By Rob Ollikainen
Peninsula Daily News
Want more top stories? Sign up here for daily or weekly newsletters with our top news.
Sarah Creachbaum, 54, who became head of the 922,000-acre park in November, told members of the Port Angeles Regional Chamber of Commerce on Monday that Olympic will be “the last stop on my career path.”
“For better or worse for all of you, I'll be around for quite some time,” she said, in response to a question from Port Angeles Mayor Cherie Kidd.
“You should have some continuity for a while.”
Creachbaum replaced Karen Gustin, who was named to the post in 2008 and retired in just four years to cap a 30-year career with the National Park Service.
Creachbaum said she will spend her first year getting to know people and improving the workforce environment for the park's 125 full-time employees and roughly 100 seasonal workers.
“I'd like to ensure that all of our employees have a healthy and a happy and a family-friendly place to work,” she said, citing a recent report that ranked the National Park Service in the bottom third of all federal jobs for satisfaction.
“I'd like to get to know all of you and forge relationships — very important relationships — so that you feel comfortable coming to me when there's an issue, and I feel comfortable coming to you.”
Creachbaum most recently served as superintendent of the 34,366-acre Haleakala National Park on the island of Maui, Hawaii.
She has worked at several other well-known sites, including Grand Canyon, Yellowstone and Grand Teton national parks.
Creachbaum is Olympic National Park's 15th superintendent and its third women leader.
In another topic discussed at Monday's Chamber of Commerce luncheon meeting at the Red Lion Hotel, removal of Glines Canyon Dam will be “slowed down just a little bit,” Creachbaum said, to allow sediment to work its way down the Elwha River.
Park officials announced last month that the November-December hold on dam removal would be extended through January to allow crews to make modifications to an industrial water treatment plant that was clogged with material in December.
Creachbaum said the $325 million dam removal and habitat restoration project is still well ahead of schedule.

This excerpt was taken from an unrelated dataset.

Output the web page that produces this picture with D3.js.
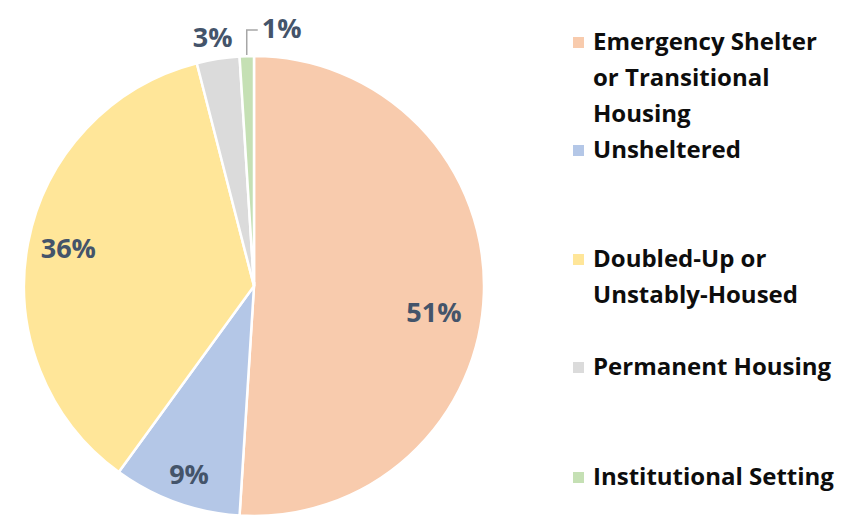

Asked to comment on the response to a dock remnant that washed ashore on one of the park's Pacific beaches last month, Creachbaum said:
“Everybody came to the table, and everybody was willing to work and willing to help.

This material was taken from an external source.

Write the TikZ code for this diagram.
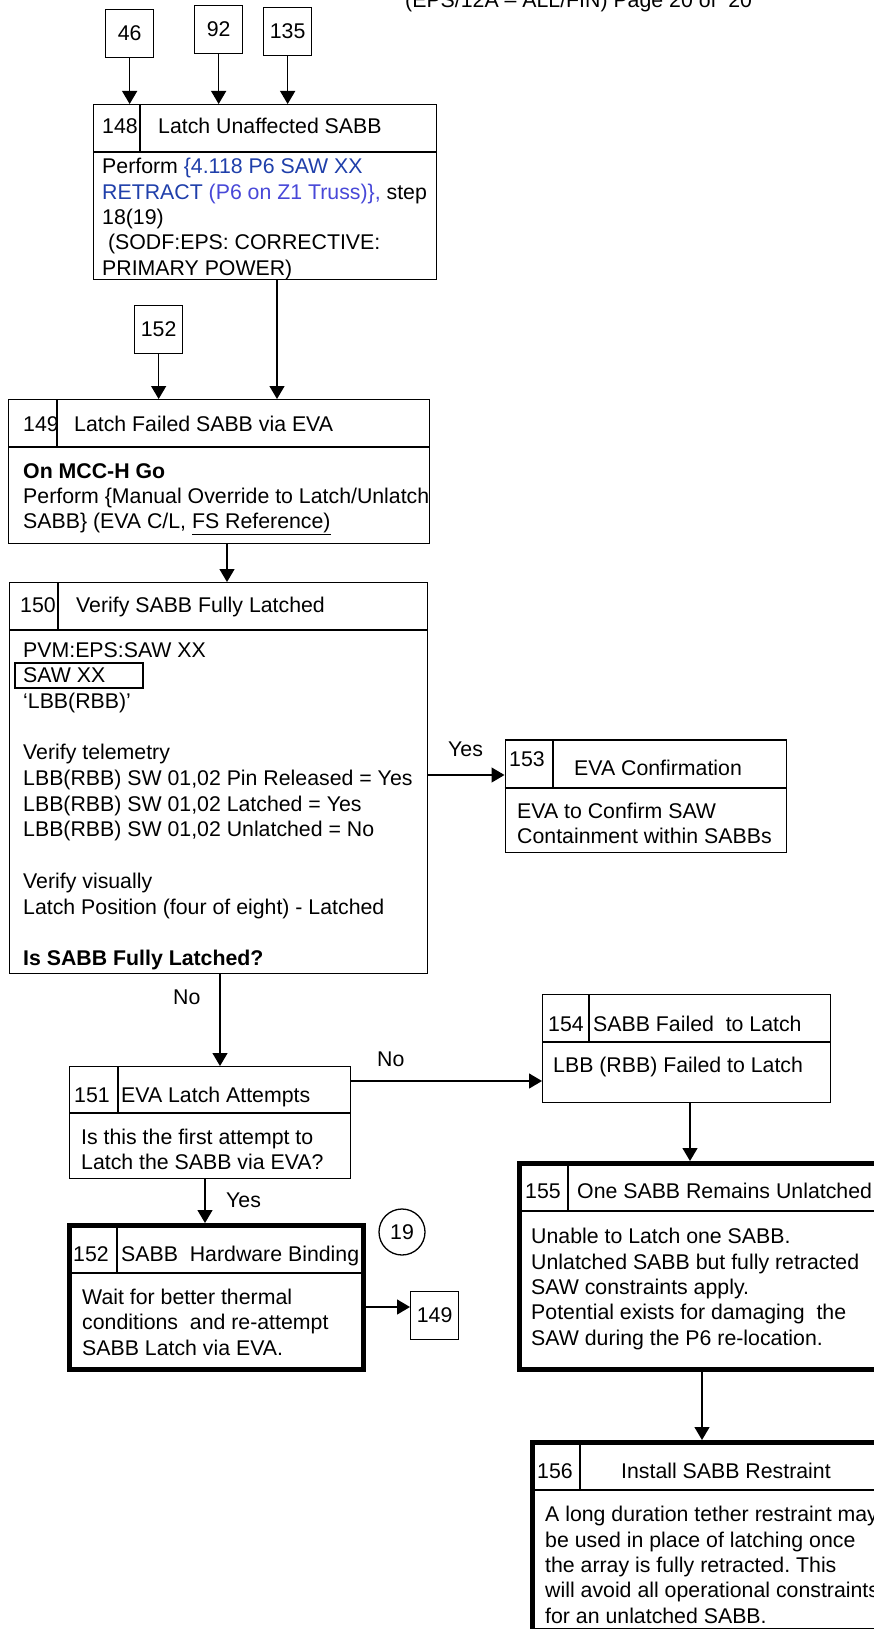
\documentclass[tikz,border=0pt]{standalone}
\usepackage{fontspec}
\setmainfont{Liberation Sans}
\usetikzlibrary{arrows.meta}
\definecolor{LinkBlue}{HTML}{1F3FAA}
\definecolor{LinkViolet}{HTML}{4848D8}
\newcommand\stepfont{\fontsize{21.3}{25.3}\selectfont}
\frenchspacing

\begin{document}
\begin{tikzpicture}[x=1pt,y=-1pt,
    txt/.style={anchor=base west,inner sep=0pt,align=left,font=\stepfont},
    stepbox/.style={draw,line width=1.3pt,anchor=north west,inner sep=0pt},
    heavybox/.style={stepbox,line width=5pt},
    refbox/.style={stepbox,minimum width=48,minimum height=48,font=\stepfont},
    rule/.style={line width=1.3pt},
    flow/.style={line width=1.3pt,-{Triangle[width=15pt,length=13pt]}}]
  \useasboundingbox (0,0) rectangle (874,1629);
  \clip (0,0) rectangle (874,1629);

  \node[txt] (hdr) at (405,8) {(EPS/12A – ALL/FIN) Page 20 of\ \ 20};

  % off-page references
  \node[refbox] (r46) at (105,9) {46};
  \node[refbox] (r92) at (194,5) {92};
  \node[refbox] (r135) at (263,7) {135};
  \node[refbox] (r152) at (134,305) {152};
  \node[refbox] (r149) at (410,1291) {149};
  \node[draw,circle,line width=1.3pt,minimum size=46,inner sep=0pt,font=\stepfont] (c19) at (402,1232) {19};

  % step boxes
  \node[stepbox,minimum width=343,minimum height=175] (b148) at (93,104) {};
  \node[stepbox,minimum width=421,minimum height=144] (b149) at (8,399) {};
  \node[stepbox,minimum width=417.5,minimum height=391] (b150) at (9,582) {};
  \node[stepbox,minimum width=281.5,minimum height=112.5] (b153) at (504.5,739.3) {};
  \node[stepbox,minimum width=280.5,minimum height=111.7] (b151) at (69,1066) {};
  \node[stepbox,minimum width=287.6,minimum height=107.7] (b154) at (542,994) {};
  \node[heavybox,minimum width=358,minimum height=206] (b155) at (517,1161) {};
  \node[heavybox,minimum width=294,minimum height=144] (b152) at (67,1223) {};
  \node[heavybox,minimum width=345,minimum height=188] (b156) at (530,1440) {};

  % header rows
  \foreach \bx/\hy/\dx in {b148/152/140, b149/447/57, b150/630/58, b153/788/553,
      b151/1113/118, b154/1042/589, b155/1211/568, b152/1273/117, b156/1490/580}
    \draw[rule] (\bx.west |- 0,\hy) -- (\bx.east |- 0,\hy) (\dx,\hy) -- (\bx.north -| \dx,0);

  % texts (a multi-line node sits on the baseline of its last line)
  \node[txt] (n148) at (102,134) {148};
  \node[txt] (t148) at (158,134) {Latch Unaffected SABB};
  \node[txt] (d148) at (102,275.2) {Perform {\color{LinkBlue}\{4.118 P6 SAW XX}\\
    {\color{LinkBlue}RETRACT} {\color{LinkViolet}(P6 on Z1 Truss)\},} step\\
    18(19)\\
    \ (SODF:EPS: CORRECTIVE:\\
    PRIMARY POWER)};

  \node[txt] (n149) at (23,431) {149};
  \node[txt] (t149) at (74,431) {Latch Failed SABB via EVA};
  \node[txt] (d149) at (23,528.6) {\textbf{On MCC-H Go}\\
    Perform \{Manual Override to Latch/Unlatch\\
    SABB\} (EVA C/L, \underline{FS Reference)}};

  \node[txt] (n150) at (20,612) {150};
  \node[txt] (t150) at (76,612) {Verify SABB Fully Latched};
  \node[txt,font=\fontsize{21.3}{25.7}\selectfont] (d150) at (23,965.4) {PVM:EPS:SAW XX\\
    SAW XX\\
    ‘LBB(RBB)’\\[25.7pt]
    Verify telemetry\\
    LBB(RBB) SW 01,02 Pin Released = Yes\\
    LBB(RBB) SW 01,02 Latched = Yes\\
    LBB(RBB) SW 01,02 Unlatched = No\\[25.7pt]
    Verify visually\\
    Latch Position (four of eight) - Latched\\[25.7pt]
    \textbf{Is SABB Fully Latched?}};
  \draw[rule] (15,663) rectangle (143,688);

  \node[txt] (n153) at (509,766) {153};
  \node[txt] (t153) at (574,775) {EVA Confirmation};
  \node[txt] (d153) at (517,843.3) {EVA to Confirm SAW\\
    Containment within SABBs};

  \node[txt] (n151) at (74,1102) {151};
  \node[txt] (t151) at (121,1102) {EVA Latch Attempts};
  \node[txt] (d151) at (81,1169.8) {Is this the first attempt to\\
    Latch the SABB via EVA?};

  \node[txt] (n154) at (548,1031) {154};
  \node[txt] (t154) at (593,1031) {SABB Failed\ \ to Latch};
  \node[txt] (d154) at (553,1072.5) {LBB (RBB) Failed to Latch};

  \node[txt] (n155) at (525,1198) {155};
  \node[txt] (t155) at (577,1198) {One SABB Remains Unlatched};
  \node[txt] (d155) at (531,1345) {Unable to Latch one SABB.\\
    Unlatched SABB but fully retracted\\
    SAW constraints apply.\\
    Potential exists for damaging\ \ the\\
    SAW during the P6 re-location.};

  \node[txt] (n152) at (73,1261) {152};
  \node[txt] (t152) at (121,1261) {SABB\ \ Hardware Binding};
  \node[txt] (d152) at (82,1355) {Wait for better thermal\\
    conditions\ \ and re-attempt\\
    SABB Latch via EVA.};

  \node[txt] (n156) at (537,1478) {156};
  \node[txt] (t156) at (621,1478) {Install SABB Restraint};
  \node[txt] (d156) at (545,1623) {A long duration tether restraint may\\
    be used in place of latching once\\
    the array is fully retracted. This\\
    will avoid all operational constraints\\
    for an unlatched SABB.};

  % labels on connectors
  \node[txt] (yes153) at (448,756.5) {Yes};
  \node[txt] (no151) at (173,1004.5) {No};
  \node[txt] (no154) at (377,1066.5) {No};
  \node[txt] (yes152) at (226,1207.5) {Yes};

  % connectors
  \draw[flow] (r46) -- (r46 |- b148.north);
  \draw[flow] (r92) -- (r92 |- b148.north);
  \draw[flow] (r135) -- (r135 |- b148.north);
  \draw[flow] (b148.south -| 277,0) -- (b149.north -| 277,0);
  \draw[flow] (r152) -- (r152 |- b149.north);
  \draw[flow] (b149.south -| 227,0) -- (b150.north -| 227,0);
  \draw[flow] (b150.east |- 0,775) -- (b153.west |- 0,775);
  \draw[flow] (b150.south -| 220,0) -- (b151.north -| 220,0);
  \draw[flow] (b151.east |- 0,1081) -- (b154.west |- 0,1081);
  \draw[flow] (b151.south -| 205,0) -- (b152.north -| 205,0);
  \draw[flow] (b152.east |- 0,1307) -- (r149.west |- 0,1307);
  \draw[flow] (b154.south -| 690,0) -- (b155.north -| 690,0);
  \draw[flow] (b155.south -| 702,0) -- (b156.north -| 702,0);
\end{tikzpicture}
\end{document}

“So I think it's going to be a team effort.”
The dock was believed to have been dislodged in the earthquake and tsunami that rocked Japan in March 2011.
In response to a question about fees, Creachbaum said the park likely will not raise or lower fees in the foreseeable future.

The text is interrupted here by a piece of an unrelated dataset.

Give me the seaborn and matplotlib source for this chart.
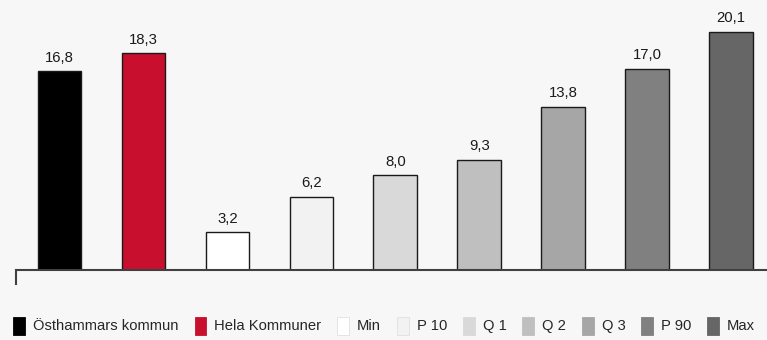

Creachbaum, who began with the Park Service in 1983 clearing brush and building trails in Arizona's Saguaro National Park, displayed a slide showing that visitation at Olympic National Park was up 4.13 percent last year to
2.99 million visits.
“It seems like the predictions of visitors at national parks looks like it's going to remain relatively flat over the next two years,” she said.
“Flat or a slight increase is what the report said.”
Out-of-town park visitors pump about $94 million into the local economy every year, Creachbaum said.
“Most of those dollars are spent by those folks who spend the night,” she said. “That's not entirely rocket science.”
Creachbaum said the Park Service was charged by Congress with the 1916 Organic Act to “conserve the scenery and natural and historic objects and the wildlife therein and to provide for the enjoyment of the same in such manner and by such means as to leave them unimpaired for the enjoyment of future generations.”
“Having visitors to the park is pretty important for me to fulfil this mission,” she said.